Quick Verdict
Choose Zoho Books if you want the most value at the free or low-priced tiers, need AI categorization and Zia natural-language assistance, run an ecommerce or inventory-based business, or expect to scale beyond a handful of users. Choose Wave if you have very simple invoice and expense tracking needs, never want to pay anything, and don't need automated bank feeds or receipt scanning.

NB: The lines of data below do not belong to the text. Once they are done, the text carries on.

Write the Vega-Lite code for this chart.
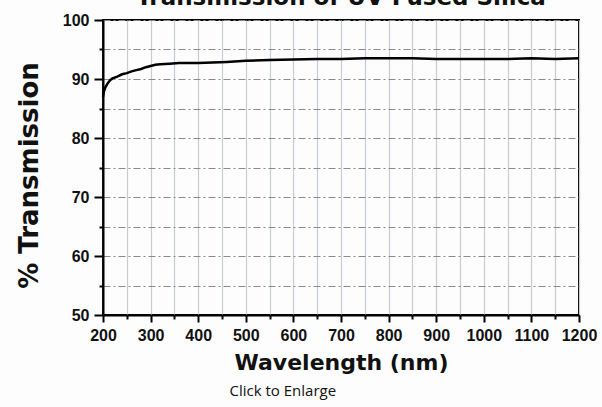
{
  "$schema": "https://vega.github.io/schema/vega-lite/v6.json",
  "autosize": "none",
  "width": 476,
  "height": 295,
  "padding": {"left": 103, "top": 20, "right": 23, "bottom": 92},
  "background": "#fdfdfd",
  "config": {
    "view": {"stroke": "#000000", "strokeWidth": 2},
    "axis": {
      "domainColor": "#000000",
      "domainWidth": 2,
      "tickColor": "#000000",
      "tickWidth": 2,
      "labelFont": "Liberation Sans",
      "labelFontWeight": "bold",
      "labelFontSize": 16,
      "labelColor": "#111111",
      "titleFont": "DejaVu Sans",
      "titleFontWeight": "bold",
      "titleColor": "#111111"
    }
  },
  "data": {
    "values": [
      {"wavelength": 200, "transmission": 87.0},
      {"wavelength": 202, "transmission": 87.9},
      {"wavelength": 205, "transmission": 88.6},
      {"wavelength": 210, "transmission": 89.3},
      {"wavelength": 215, "transmission": 89.8},
      {"wavelength": 220, "transmission": 90.1},
      {"wavelength": 230, "transmission": 90.4},
      {"wavelength": 240, "transmission": 90.8},
      {"wavelength": 250, "transmission": 91.0},
      {"wavelength": 260, "transmission": 91.3},
      {"wavelength": 270, "transmission": 91.5},
      {"wavelength": 280, "transmission": 91.7},
      {"wavelength": 290, "transmission": 92.0},
      {"wavelength": 300, "transmission": 92.2},
      {"wavelength": 310, "transmission": 92.4},
      {"wavelength": 320, "transmission": 92.5},
      {"wavelength": 340, "transmission": 92.6},
      {"wavelength": 360, "transmission": 92.7},
      {"wavelength": 400, "transmission": 92.7},
      {"wavelength": 430, "transmission": 92.8},
      {"wavelength": 460, "transmission": 92.9},
      {"wavelength": 500, "transmission": 93.1},
      {"wavelength": 550, "transmission": 93.2},
      {"wavelength": 600, "transmission": 93.3},
      {"wavelength": 650, "transmission": 93.4},
      {"wavelength": 700, "transmission": 93.4},
      {"wavelength": 750, "transmission": 93.5},
      {"wavelength": 800, "transmission": 93.5},
      {"wavelength": 850, "transmission": 93.5},
      {"wavelength": 900, "transmission": 93.4},
      {"wavelength": 950, "transmission": 93.4},
      {"wavelength": 1000, "transmission": 93.4},
      {"wavelength": 1050, "transmission": 93.4},
      {"wavelength": 1100, "transmission": 93.5},
      {"wavelength": 1150, "transmission": 93.4},
      {"wavelength": 1200, "transmission": 93.5}
    ]
  },
  "layer": [
    {
      "mark": {"type": "line", "color": "#000000", "strokeWidth": 2.5},
      "encoding": {
        "x": {
          "field": "wavelength",
          "type": "quantitative",
          "scale": {"domain": [200, 1200], "nice": false, "zero": false},
          "axis": {
            "orient": "bottom",
            "title": "Wavelength (nm)",
            "titleFontSize": 22,
            "titlePadding": 9,
            "values": [200, 250, 300, 350, 400, 450, 500, 550, 600, 650, 700, 750, 800, 850, 900, 950, 1000, 1050, 1100, 1150, 1200],
            "labelExpr": "datum.value % 100 == 0 ? datum.label : ''",
            "format": "d",
            "tickSize": {"condition": {"test": "datum.value % 100 == 0", "value": 7}, "value": 4},
            "labelPadding": 5,
            "labelOverlap": false,
            "labelFlush": false,
            "grid": true,
            "gridColor": "#c4ccd6",
            "gridWidth": 1.2
          }
        },
        "y": {
          "field": "transmission",
          "type": "quantitative",
          "scale": {"domain": [50, 100], "nice": false, "zero": false},
          "axis": {
            "title": "% Transmission",
            "titleFontSize": 26,
            "titlePadding": 20,
            "titleY": 155,
            "values": [50, 55, 60, 65, 70, 75, 80, 85, 90, 95, 100],
            "labelExpr": "datum.value % 10 == 0 ? datum.label : ''",
            "tickSize": {"condition": {"test": "datum.value % 10 == 0", "value": 9}, "value": 4},
            "labelPadding": 5,
            "labelOverlap": false,
            "labelFlush": false,
            "grid": true,
            "gridColor": "#8a8a8a",
            "gridWidth": 1.2,
            "gridDash": [7, 3, 2, 3]
          }
        }
      }
    },
    {
      "data": {"values": [{"heading": "Transmission of UV Fused Silica"}]},
      "mark": {
        "type": "text",
        "font": "DejaVu Sans",
        "fontSize": 23,
        "fontWeight": "bold",
        "color": "#111111",
        "align": "center",
        "baseline": "alphabetic"
      },
      "encoding": {
        "text": {"field": "heading", "type": "nominal"},
        "x": {"datum": 700, "type": "quantitative", "axis": null},
        "y": {
          "datum": 102.46,
          "type": "quantitative",
          "axis": {
            "title": "% Transmission",
            "titleFontSize": 26,
            "titlePadding": 20,
            "titleY": 155,
            "values": [50, 55, 60, 65, 70, 75, 80, 85, 90, 95, 100],
            "labelExpr": "datum.value % 10 == 0 ? datum.label : ''",
            "tickSize": {"condition": {"test": "datum.value % 10 == 0", "value": 9}, "value": 4},
            "labelPadding": 5,
            "labelOverlap": false,
            "labelFlush": false,
            "grid": true,
            "gridColor": "#8a8a8a",
            "gridWidth": 1.2,
            "gridDash": [7, 3, 2, 3]
          }
        }
      }
    },
    {
      "data": {"values": [{"caption": "Click to Enlarge"}]},
      "mark": {"type": "rule", "opacity": 0},
      "encoding": {
        "x": {
          "datum": 200,
          "type": "quantitative",
          "axis": {
            "orient": "bottom",
            "title": "Click to Enlarge",
            "titleFont": "Open Sans",
            "titleFontWeight": "normal",
            "titleFontSize": 15,
            "titleColor": "#111111",
            "titleAlign": "left",
            "titleBaseline": "alphabetic",
            "titleAnchor": "start",
            "titleX": 126,
            "titleY": 80,
            "domain": false,
            "ticks": false,
            "labels": false,
            "grid": false
          }
        }
      }
    }
  ],
  "resolve": {"axis": {"x": "independent"}}
}
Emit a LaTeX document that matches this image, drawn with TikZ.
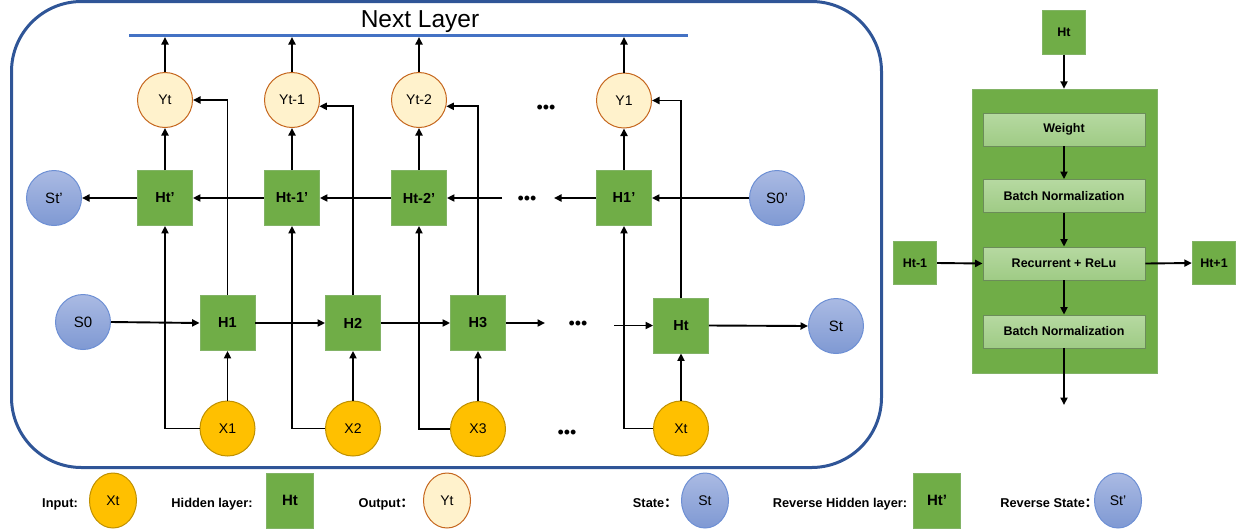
\documentclass[tikz,border=0pt]{standalone}
\usepackage{fontspec}
\setmainfont{Liberation Sans}
\newfontfamily\cjk{Noto Sans CJK SC}
\usetikzlibrary{arrows.meta,shapes.geometric}
\definecolor{hgreen}{HTML}{70AD47}
\definecolor{hborder}{HTML}{82B366}
\definecolor{yfill}{HTML}{FFF2CC}
\definecolor{yborder}{HTML}{C5661D}
\definecolor{xfill}{HTML}{FFC000}
\definecolor{xborder}{HTML}{BF9000}
\definecolor{stop}{HTML}{AABAE3}
\definecolor{sbot}{HTML}{7F99D3}
\definecolor{sborder}{HTML}{6D8FD4}
\definecolor{outerblue}{HTML}{2F5597}
\definecolor{nlblue}{HTML}{4472C4}
\definecolor{itop}{HTML}{B6D9A1}
\definecolor{ibot}{HTML}{9FCB85}
\definecolor{iborder}{HTML}{6B8C59}
\begin{document}
\begin{tikzpicture}[x=1pt,y=-1pt,
  arr/.style={line width=1.9pt,-{Triangle[length=7.5pt,width=7pt]}},
  hbox/.style={rectangle,draw=hborder,fill=hgreen,line width=0.8pt,minimum size=55pt,inner sep=0pt,font=\fontsize{14.5}{16}\selectfont\bfseries},
  ycirc/.style={circle,draw=yborder,fill=yfill,line width=1pt,minimum size=55pt,inner sep=0pt,font=\fontsize{14}{16}\selectfont},
  xcirc/.style={circle,draw=xborder,fill=xfill,line width=1pt,minimum size=55pt,inner sep=0pt,font=\fontsize{14}{16}\selectfont},
  scirc/.style={circle,draw=sborder,top color=stop,bottom color=sbot,line width=1pt,minimum size=55pt,inner sep=0pt,font=\fontsize{15}{17}\selectfont},
  dots/.style={inner sep=0pt,anchor=base,font=\fontsize{18}{20}\selectfont},
  sbox/.style={rectangle,draw=hborder,fill=hgreen,line width=0.8pt,minimum size=43.5pt,inner sep=0pt,font=\fontsize{12.5}{14}\selectfont\bfseries},
  ibox/.style={rectangle,draw=iborder,top color=itop,bottom color=ibot,line width=0.8pt,minimum width=162pt,minimum height=33pt,inner sep=0pt,font=\fontsize{12.5}{14}\selectfont\bfseries},
  leglabel/.style={inner sep=0pt,anchor=base,font=\fontsize{12.8}{14}\selectfont\bfseries},
  legell/.style={ellipse,line width=1pt,minimum width=47pt,minimum height=55pt,inner sep=0pt,font=\fontsize{14}{16}\selectfont},
  legbox/.style={rectangle,draw=hborder,fill=hgreen,line width=0.8pt,minimum width=47pt,minimum height=55pt,inner sep=0pt,font=\fontsize{15}{17}\selectfont\bfseries}
]
\useasboundingbox (0,0) rectangle (1238,531);

% outer frame
\draw[outerblue,line width=3pt,rounded corners=70pt] (11.5,1.5) rectangle (881.5,467.5);

% next layer
\node[anchor=base,inner sep=0pt,font=\fontsize{24.5}{28}\selectfont] (NLt) at (420,27) {Next Layer};
\coordinate (NL1) at (129,35);
\coordinate (NL2) at (688,35);
\coordinate (NLb) at (0,37);
\draw[nlblue,line width=3pt] (NL1) -- (NL2);

% outputs
\node[ycirc] (Y1) at (165,100) {Yt};
\node[ycirc] (Y2) at (292,100) {Yt-1};
\node[ycirc] (Y3) at (419,100) {Yt-2};
\node[ycirc] (Y4) at (624,100.5) {Y1};

% reverse hidden
\node[hbox] (R1) at (165,198) {Ht’};
\node[hbox] (R2) at (292,198) {Ht-1’};
\node[hbox] (R3) at (419,198) {Ht-2’};
\node[hbox] (R4) at (624,198) {H1’};
\node[scirc] (Sp) at (54,198) {St’};
\node[scirc] (S0p) at (777,198) {S0’};

% forward hidden
\node[hbox] (H1) at (227.5,323) {H1};
\node[hbox] (H2) at (353,323) {H2};
\node[hbox] (H3) at (478,323) {H3};
\node[hbox] (H4) at (681,325.5) {Ht};
\node[scirc] (S0) at (83,322) {S0};
\node[scirc] (St) at (836,326) {St};

% inputs
\node[xcirc] (X1) at (227.5,428.5) {X1};
\node[xcirc] (X2) at (353,428.5) {X2};
\node[xcirc] (X3) at (478,429) {X3};
\node[xcirc] (X4) at (681,428.5) {Xt};

% dots
\node[dots] (D1) at (546,113.5) {•••};
\node[dots] (D2) at (527,204.5) {•••};
\node[dots] (D3) at (578,329) {•••};
\node[dots] (D4) at (567,438) {•••};
\coordinate (m1) at (502,198);
\coordinate (m2) at (554,198);
\coordinate (d1) at (545,323);
\coordinate (d2) at (614,325.5);

% Y to next layer
\foreach \n in {Y1,Y2,Y3,Y4} \draw[arr] (\n.north) -- (\n.north |- NLb);
% R to Y
\foreach \i in {1,2,3,4} \draw[arr] (R\i.north) -- (Y\i.south);
% reverse row
\draw[arr] (R1.west) -- (Sp.east);
\draw[arr] (R2.west) -- (R1.east);
\draw[arr] (R3.west) -- (R2.east);
\draw[arr] (m1) -- (R3.east);
\draw[arr] (R4.west) -- (m2);
\draw[arr] (S0p.west) -- (R4.east);

% X to R
\foreach \i in {1,2,3,4} \draw[arr] (X\i.west) -| (R\i.south);
% X to H
\foreach \i in {1,2,3,4} \draw[arr] (X\i.north) -- (H\i.south);
% H to Y
\draw[arr] (H1.north) |- (Y1.east);
\draw[arr] (H2.north) |- (Y2.-13);
\draw[arr] (H3.north) |- (Y3.-13);
\draw[arr] (H4.north) |- (Y4.east);
% forward row
\draw[arr] (S0.east) -- (H1.west);
\draw[arr] (H1.east) -- (H2.west);
\draw[arr] (H2.east) -- (H3.west);
\draw[arr] (H3.east) -- (d1);
\draw[arr] (d2) -- (H4.west);
\draw[arr] (H4.east) -- (St.west);

% right panel
\node[sbox] (T) at (1064,32.5) {Ht};
\node[rectangle,draw=hborder,fill=hgreen,line width=0.5pt,minimum width=185pt,minimum height=284pt,inner sep=0pt] (B) at (1064.5,231) {};
\node[ibox] (W) at (1064,129.5) {Weight};
\node[ibox] (BN1) at (1064,196) {Batch Normalization};
\node[ibox] (RC) at (1064,263.5) {Recurrent + ReLu};
\node[ibox] (BN2) at (1064,331.5) {Batch Normalization};
\node[sbox] (Hm) at (915,263) {Ht-1};
\node[sbox] (Hp) at (1214,263) {Ht+1};
\coordinate (E) at (1064,405);
\draw[arr] (T.south) -- (T.south |- B.north);
\draw[arr] (W.south) -- (BN1.north);
\draw[arr] (BN1.south) -- (RC.north);
\draw[arr] (RC.south) -- (BN2.north);
\draw[arr] (BN2.south) -- (E);
\draw[arr] (Hm.east) -- (RC.west);
\draw[arr] (RC.east) -- (Hp.west);

% legend
\node[leglabel] (L1) at (60,507.5) {Input:};
\node[legell,draw=xborder,fill=xfill] (LX) at (113,500.5) {Xt};
\node[leglabel] (L2) at (212,507.5) {Hidden layer:};
\node[legbox] (LH) at (290,500.5) {Ht};
\node[leglabel] (L3) at (386,507.5) {Output\cjk{：}};
\node[legell,draw=yborder,fill=yfill] (LY) at (447,500.5) {Yt};
\node[leglabel] (L4) at (655,507.5) {State\cjk{：}};
\node[legell,draw=sborder,top color=stop,bottom color=sbot] (LS) at (705,500.5) {St};
\node[leglabel] (L5) at (840,507.5) {Reverse Hidden layer:};
\node[legbox] (LR) at (937,500.5) {Ht’};
\node[leglabel] (L6) at (1049,507.5) {Reverse State\cjk{：}};
\node[legell,draw=sborder,top color=stop,bottom color=sbot] (LSp) at (1118,500.5) {St’};
\end{tikzpicture}
\end{document}
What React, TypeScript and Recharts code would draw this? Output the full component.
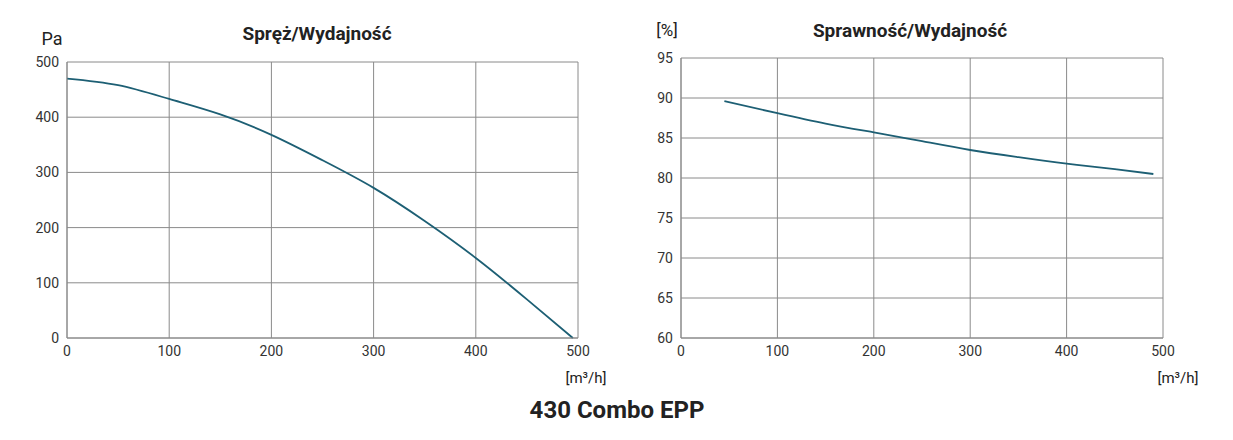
import { LineChart, Line, XAxis, YAxis, CartesianGrid } from "recharts";

const flowA = [0, 50, 100, 150, 200, 250, 300, 350, 400, 450, 495];
const pressure = [470, 458, 433, 405, 368, 322, 272, 212, 145, 70, 0];
const flowB = [45, 100, 150, 200, 250, 300, 350, 400, 450, 490];
const efficiency = [89.6, 88.1, 86.8, 85.7, 84.6, 83.5, 82.6, 81.8, 81.1, 80.5];
const xTicks = [0, 100, 200, 300, 400, 500];
const paTicks = [0, 100, 200, 300, 400, 500];
const pctTicks = [60, 65, 70, 75, 80, 85, 90, 95];

const LINE = "#1d5f74";
const GRID = "#8a8a8a";
const tick = { fill: "#333", fontSize: 14, fontFamily: "Roboto" };

const dataA = flowA.map((x, i) => ({ x, y: pressure[i] }));
const dataB = flowB.map((x, i) => ({ x, y: efficiency[i] }));

const txt = (left: number, top: number, s: string, size: number, bold = false): any => ({
  position: "absolute", left, top, fontSize: size, fontWeight: bold ? 700 : 400,
  fontFamily: "Roboto", color: "#222", whiteSpace: "nowrap", transform: "translate(-50%,-50%)",
  children: s,
});

function T(p: any) {
  const { children, ...style } = p;
  return <div style={style}>{children}</div>;
}

export default function App() {
  return (
    <div style={{ position: "absolute", left: 0, top: 0, width: 1233, height: 440, background: "#fff" }}>
      <div style={{ position: "absolute", left: 0, top: 0 }}>
        <LineChart width={620} height={380} data={dataA} margin={{ top: 62, right: 42, left: 12, bottom: 12 }}>
          <CartesianGrid stroke={GRID} />
          <XAxis dataKey="x" type="number" domain={[0, 500]} ticks={xTicks} tick={tick} tickLine={false} axisLine={{ stroke: GRID }} height={30} />
          <YAxis domain={[0, 500]} ticks={paTicks} tick={tick} tickLine={false} axisLine={{ stroke: GRID }} width={55} />
          <Line dataKey="y" type="natural" stroke={LINE} strokeWidth={1.8} dot={false} isAnimationActive={false} />
        </LineChart>
      </div>
      <div style={{ position: "absolute", left: 620, top: 0 }}>
        <LineChart width={613} height={380} data={dataB} margin={{ top: 58, right: 70, left: 11, bottom: 12 }}>
          <CartesianGrid stroke={GRID} />
          <XAxis dataKey="x" type="number" domain={[0, 500]} ticks={xTicks} tick={tick} tickLine={false} axisLine={{ stroke: GRID }} height={30} />
          <YAxis domain={[60, 95]} ticks={pctTicks} tick={tick} tickLine={false} axisLine={{ stroke: GRID }} width={50} />
          <Line dataKey="y" type="natural" stroke={LINE} strokeWidth={1.8} dot={false} isAnimationActive={false} />
        </LineChart>
      </div>
      <T {...txt(52, 38, "Pa", 18)} />
      <T {...txt(317, 33, "Spręż/Wydajność", 19, true)} />
      <T {...txt(586, 378, "[m³/h]", 15)} />
      <T {...txt(667, 30, "[%]", 17)} />
      <T {...txt(910, 30, "Sprawność/Wydajność", 19, true)} />
      <T {...txt(1178, 378, "[m³/h]", 15)} />
      <T {...txt(617, 410, "430 Combo EPP", 24, true)} />
    </div>
  );
}
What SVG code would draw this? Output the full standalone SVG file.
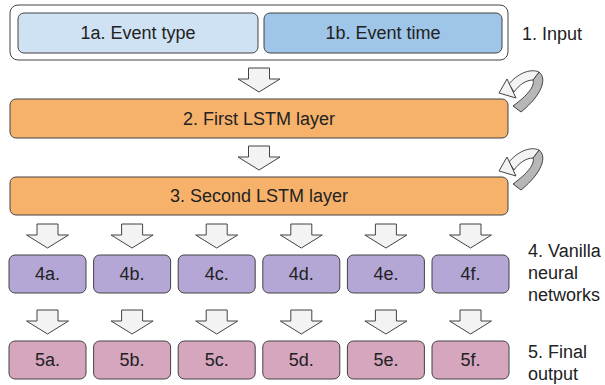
<svg xmlns="http://www.w3.org/2000/svg" width="605" height="385" viewBox="0 0 605 385">
<style>
text{font-family:"Liberation Sans",Arial,sans-serif;font-size:18px;fill:#222}
.c{text-anchor:middle;dominant-baseline:central}
.box{stroke:#434343;stroke-width:1}
.arr{fill:#f3f3f3;stroke:#434343;stroke-width:1;stroke-linejoin:miter}
.grey{fill:#b7b7b7;stroke:#434343;stroke-width:1}
</style>
<defs>
<path id="down" class="arr" d="M-10.5,0 H10.5 V11 H21 L0,24 L-21,11 H-10.5 Z"/>
<g id="loop">
<path class="grey" d="M539,72 C547,78 543,94 521,112 L513,106 C528,95 535,86 533,80 Z"/>
<path class="arr" d="M509,84 C517,74 530,68 539,72 L533,80 C526,80 519,85 514,92 Z"/>
<path class="arr" d="M507,79 L499,93 L516,98 Z"/>
</g>
</defs>

<g id="input">
<rect x="10" y="5" width="498" height="55" rx="8" fill="#fff" class="box"/>
<text x="522" y="34" style="dominant-baseline:central">1. Input</text>
</g>
<g id="n1a">
<rect x="18" y="13" width="240" height="40" rx="6" fill="#cfe2f3" class="box"/>
<text class="c" x="138" y="33">1a. Event type</text>
</g>
<g id="n1b">
<rect x="264" y="13" width="238" height="40" rx="6" fill="#9fc5e8" class="box"/>
<text class="c" x="383" y="33">1b. Event time</text>
</g>
<g id="n2">
<rect x="10" y="99" width="498" height="39" rx="6" fill="#f6b26b" class="box"/>
<text class="c" x="259" y="118.5">2. First LSTM layer</text>
</g>
<g id="n3">
<rect x="10" y="177" width="498" height="38" rx="6" fill="#f6b26b" class="box"/>
<text class="c" x="259" y="196">3. Second LSTM layer</text>
</g>

<g id="n4a"><rect x="9" y="255" width="77" height="38" rx="6" fill="#b4a7d6" class="box"/><text class="c" x="47.5" y="274">4a.</text></g>
<g id="n4b"><rect x="93.6" y="255" width="77" height="38" rx="6" fill="#b4a7d6" class="box"/><text class="c" x="132.1" y="274">4b.</text></g>
<g id="n4c"><rect x="178.2" y="255" width="77" height="38" rx="6" fill="#b4a7d6" class="box"/><text class="c" x="216.7" y="274">4c.</text></g>
<g id="n4d"><rect x="262.8" y="255" width="77" height="38" rx="6" fill="#b4a7d6" class="box"/><text class="c" x="301.3" y="274">4d.</text></g>
<g id="n4e"><rect x="347.4" y="255" width="77" height="38" rx="6" fill="#b4a7d6" class="box"/><text class="c" x="385.9" y="274">4e.</text></g>
<g id="n4f"><rect x="432" y="255" width="77" height="38" rx="6" fill="#b4a7d6" class="box"/><text class="c" x="470.5" y="274">4f.</text></g>
<g id="label4">
<text x="528" y="257">4. Vanilla</text>
<text x="528" y="279">neural</text>
<text x="528" y="301">networks</text>
</g>

<g id="n5a"><rect x="9" y="341" width="77" height="38" rx="6" fill="#d5a6bd" class="box"/><text class="c" x="47.5" y="360">5a.</text></g>
<g id="n5b"><rect x="93.6" y="341" width="77" height="38" rx="6" fill="#d5a6bd" class="box"/><text class="c" x="132.1" y="360">5b.</text></g>
<g id="n5c"><rect x="178.2" y="341" width="77" height="38" rx="6" fill="#d5a6bd" class="box"/><text class="c" x="216.7" y="360">5c.</text></g>
<g id="n5d"><rect x="262.8" y="341" width="77" height="38" rx="6" fill="#d5a6bd" class="box"/><text class="c" x="301.3" y="360">5d.</text></g>
<g id="n5e"><rect x="347.4" y="341" width="77" height="38" rx="6" fill="#d5a6bd" class="box"/><text class="c" x="385.9" y="360">5e.</text></g>
<g id="n5f"><rect x="432" y="341" width="77" height="38" rx="6" fill="#d5a6bd" class="box"/><text class="c" x="470.5" y="360">5f.</text></g>
<g id="label5">
<text x="528" y="358">5. Final</text>
<text x="528" y="380">output</text>
</g>

<g id="connectors">
<use href="#down" x="259" y="68"/>
<use href="#down" x="259" y="146"/>
<use href="#loop"/>
<use href="#loop" y="78"/>
<use href="#down" x="47.5" y="224"/>
<use href="#down" x="132.1" y="224"/>
<use href="#down" x="216.7" y="224"/>
<use href="#down" x="301.3" y="224"/>
<use href="#down" x="385.9" y="224"/>
<use href="#down" x="470.5" y="224"/>
<use href="#down" x="47.5" y="310"/>
<use href="#down" x="132.1" y="310"/>
<use href="#down" x="216.7" y="310"/>
<use href="#down" x="301.3" y="310"/>
<use href="#down" x="385.9" y="310"/>
<use href="#down" x="470.5" y="310"/>
</g>
</svg>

For most small businesses in 2026, Zoho Books is the stronger choice. Wave's free tier looks attractive on paper but the practical reality — manual bank statement uploads, no receipt scanning, limited reporting — means you outgrow it quickly. Zoho Books' free tier (under $50K revenue) delivers more usable functionality than Wave's free tier, and the $15/month Standard plan is cheaper than Wave Pro at $19/month while offering significantly more.
Pricing Comparison
| Plan | Zoho Books | Wave |
|---|---|---|
| Free tier | $0 (under $50K revenue) | $0 (Starter, manual imports) |
| Entry paid | $15/mo (Standard) | $19/mo (Pro) |
| Mid-tier | $40/mo (Professional) | n/a |
| High-tier | $60–$240/mo | $40+ (Payroll add-on) |
| Bank auto-import | Standard plan and up | Pro plan only |
| Receipt scanning | Standard plan and up | Pro plan only |
| AI categorization | Standard plan and up | Limited (Pro) |
| Multi-currency | Premium plan and up | Not supported |
AI Features
Zoho Books has a meaningful AI advantage. The platform includes Zia, Zoho's AI assistant, which handles natural-language financial questions ("What were my top expenses last quarter?"), anomaly detection on transactions, and automated categorization that learns from your patterns. The AI features are bundled into the standard pricing tiers without separate AI add-ons.
Wave's AI is much more limited — basic auto-categorization on the Pro plan, receipt scanning via mobile app, and not much else. Wave (acquired by H&R Block in 2019) hasn't invested heavily in AI relative to competitors, focusing instead on integration with H&R Block's tax preparation services.
Ecommerce and Multi-Currency
For ecommerce sellers, Zoho Books is dramatically better. The native integration with Zoho Inventory handles multi-warehouse, multi-channel sales tracking. Multi-currency is supported on the Premium plan and above. Connections to Shopify, Amazon, and other sales channels are mature.
Wave doesn't support multi-currency at all and has limited ecommerce integration depth. For an online seller, Wave is the wrong tool regardless of price.
User Satisfaction
Both platforms have similar user ratings on G2 and Capterra (both around 4.4–4.5/5). The complaints differ: Wave users complain about the loss of free bank import (now Pro-only) and limited features, while Zoho Books users complain about the steep upgrade prices when revenue exceeds the free tier threshold.
Who Should Choose Wave
Wave is the right choice for very simple use cases: a freelancer or side business that needs to send invoices and track basic expenses, doesn't want any automation, and never wants to pay for accounting software. The Wave Starter plan delivers exactly that and nothing more. The moment your needs grow beyond invoicing, the value proposition collapses.
Who Should Choose Zoho Books
Zoho Books is the right choice for almost everyone else in this price range. Under $50K revenue you get a genuinely capable free product with AI features. Above $50K, the $15/month Standard plan is the best low-cost full accounting platform on the market in 2026 — better than Wave Pro at $19/month and significantly better than QuickBooks Solopreneur at $20/month.
Verdict
For most small businesses, the answer is Zoho Books. The free tier is more capable, the paid tiers cost less for more features, and the AI advantages are real. Wave remains a legitimate choice for the narrow use case of invoice-only freelancers who never want to pay anything, but for any business that wants automated bookkeeping, Zoho Books wins decisively.